02 June 2022
The museum in Buckingham
looks like a Gothic castle but
was built as a town gaol
Buckingham Palace is not in Buckingham, and there is no Castle on Castle Street in Buckingham. The building that looks like a castle on Market Hill is sometimes known as Lord Cobham’s Castle. But this is Buckingham Old Gaol, the former town prison and now the town museum.
Buckingham Old Gaol in the heart of the market town is one of the most easily recognisable buildings in Buckingham and one of the key visitor attractions.
Following an Act of Parliament in 1747, known as Lord Cobham’s Act, the original prison was built in 1748. Most of the funding came from Sir Richard Temple (1675-1749) of Stowe, who had been MP for Buckingham. It was built in 1748, looking like a Gothic-style castle.
One of the prisoners jailed here was the Irish bare-knuckle prize fighter Simon Byrne (1806-1833), known as the ‘Emerald Gem.’ He was tried at the Buckingham Assizes in 1830 for the manslaughter of the Scottish prize fighter, Alexander McKay.
The rounded front of the building, added in 1839, was designed by Sir George Gilbert Scott, a local-born architect. This provided accommodation for the gaoler and became known as the Keeper’s Lodge.
For 60 years or so, the Old Gaol acted as the police station for Buckingham, until a new police station was built a short distance away on Moreton Road. It became a fire station in 1891, and the C Company of the 1st Bucks Rifles rented part of the building for their armoury from 1892 until 1926. Public toilets were installed in 1907. It became an antiques shop and café In the 1950s.
Aylesbury Vale District Council took responsibility for the building in 1974. Buckingham Heritage Trust was formed in 1985 to save the building, and it opened as a museum in 1993, together with a tourist information centre. The Old Gaol Museum obtained finance from the Heritage Lottery Fund to add a glass roof over the original prisoners’ exercise yard in 2000.
The purpose-built prison is now a museum, a tourist information centre, a gift shop which includes a selection of local interest books and a unique venue to hire.
The museum, exploring the history and rural life of Buckingham and the military heritage of Buckinghamshire, occupies part of the old cell block and the prison courtyard.
The original 18th century cells form themed display areas, including Tudor and Georgian Buckingham, as well as an Edwardian shop and mementoes of Florence Nightingale. The museum also includes the collected works of Flora Thompson, author of Lark Rise to Candleford.

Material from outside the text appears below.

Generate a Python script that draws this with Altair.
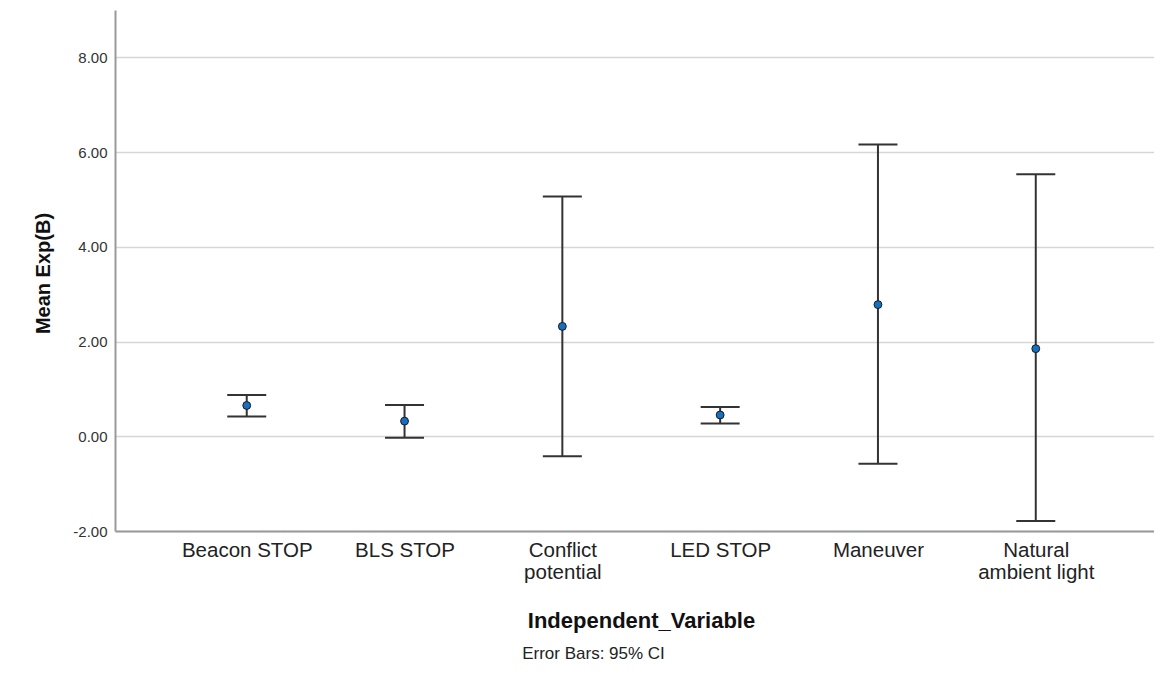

The Buckinghamshire Military Museum Trust is based at the museum, and houses its collections there. In addition to arms, regalia, and other military memorabilia, the Buckinghamshire Military Museum Trust also holds a small collection of military musical instruments, including early examples of rope-tensioned side drums.
The building is a member of the Milton Keynes Heritage Association and the Association of Independent Museums.